Let’s use the Status Audio Between 3ANC as an example. The buds have 6 microphones that are dedicated to carrying out ANC functions - these are called beamforming microphones. They serve to rapidly “listen” to the noise around you, and “hear it” the way your ears would. These microphones then send what they hear to a DSP (Digital Sound Processing) chip that is installed inside the earbuds.

Status Between 3ANC mic diagram

As rapidly as the beamforming microphones can send their signals, the DSP chip flips the phase of said signals and plays the resulting, phase-flipped signal through the earbuds. This results in the phase cancellation of surrounding environmental noise - better known as active noise cancellation.

Active Noise Cancellation’s Relationship With Frequency

We just went over how specialized microphones and chips in the Between 3ANC perform active noise cancellation by scanning the sounds in your environment before phase cancelling them into oblivion. But as I type this, the ANC mode on the Between 3ANC has reduced the deep roar of the central air unit next to me to a virtual silence, yet I can still faintly hear the high pitched tapping of my fingers hitting the keyboard.
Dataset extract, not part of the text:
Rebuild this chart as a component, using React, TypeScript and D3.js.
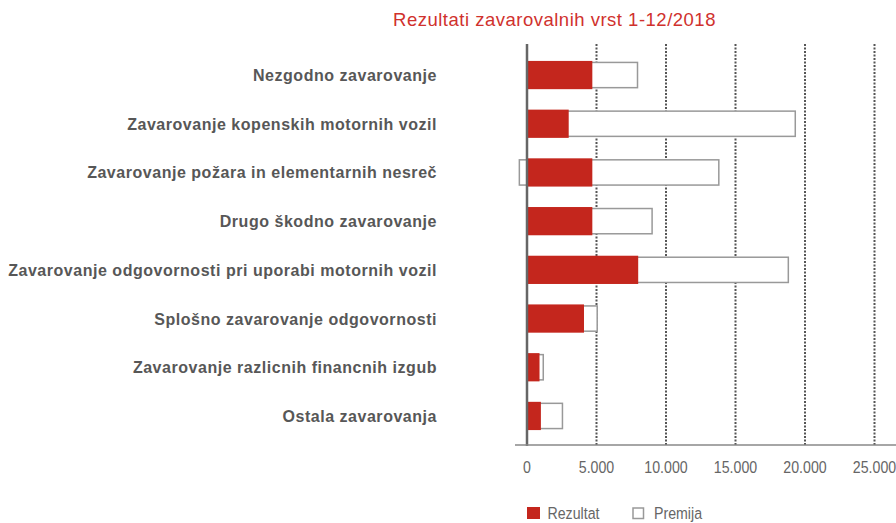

Why is that?

Ongoing, droning sounds that are lower in pitch are more effectively cancelled out by ANC than higher pitched environmental noises. To explain why this is, there’s just one more bit of sound wave anatomy that we need to introduce: frequency.

You likely know the basics going into this - lower frequencies produce low pitches, while higher frequencies produce higher pitches, blah blah. But let’s think more literally: frequency is referring to how frequently a sound wave is oscillating between compressing and rarefacting air particles.

Sound Wave Frequency

A wave at 20 Hz, which is the lowest audible pitch, is compressing and rarefacting air 20 times per second. A wave at a 20,000 Hz frequency, ostensibly, compresses and rarefacts air 20,000 times per second - that is, 1,000 times the speed of the 20 Hz frequency wave.

Which one do you think the DSP chip, the part responsible for producing a phase flipped signal, has more time to react to?

If you guessed the 20 Hz wave, you’re correct. The slower oscillation of lower frequencies gives the DSP chip time to process and respond with a phase flipped signal. Higher frequencies oscillate at speeds that DSP chips can’t keep up with - yet - and thus manage to squeak by the DSP before it has time to process their signal and flip their phase.

TLDR; Just Spit it Out Already

Okay fine, have it your way:

  • Active Noise Cancellation (ANC) uses microphones and a special processing chip to flip the phase of incoming environmental noises.
  • The phase flipped signal combines with the sound waves of the naturally occurring environmental noise, which cancel one another out via phase cancellation.
  • ANC works better on lower frequencies than higher frequencies as the slower oscillations of lower frequencies give a DSP chip enough time to perform its processing.

Hope that was helpful. Enjoy the silence.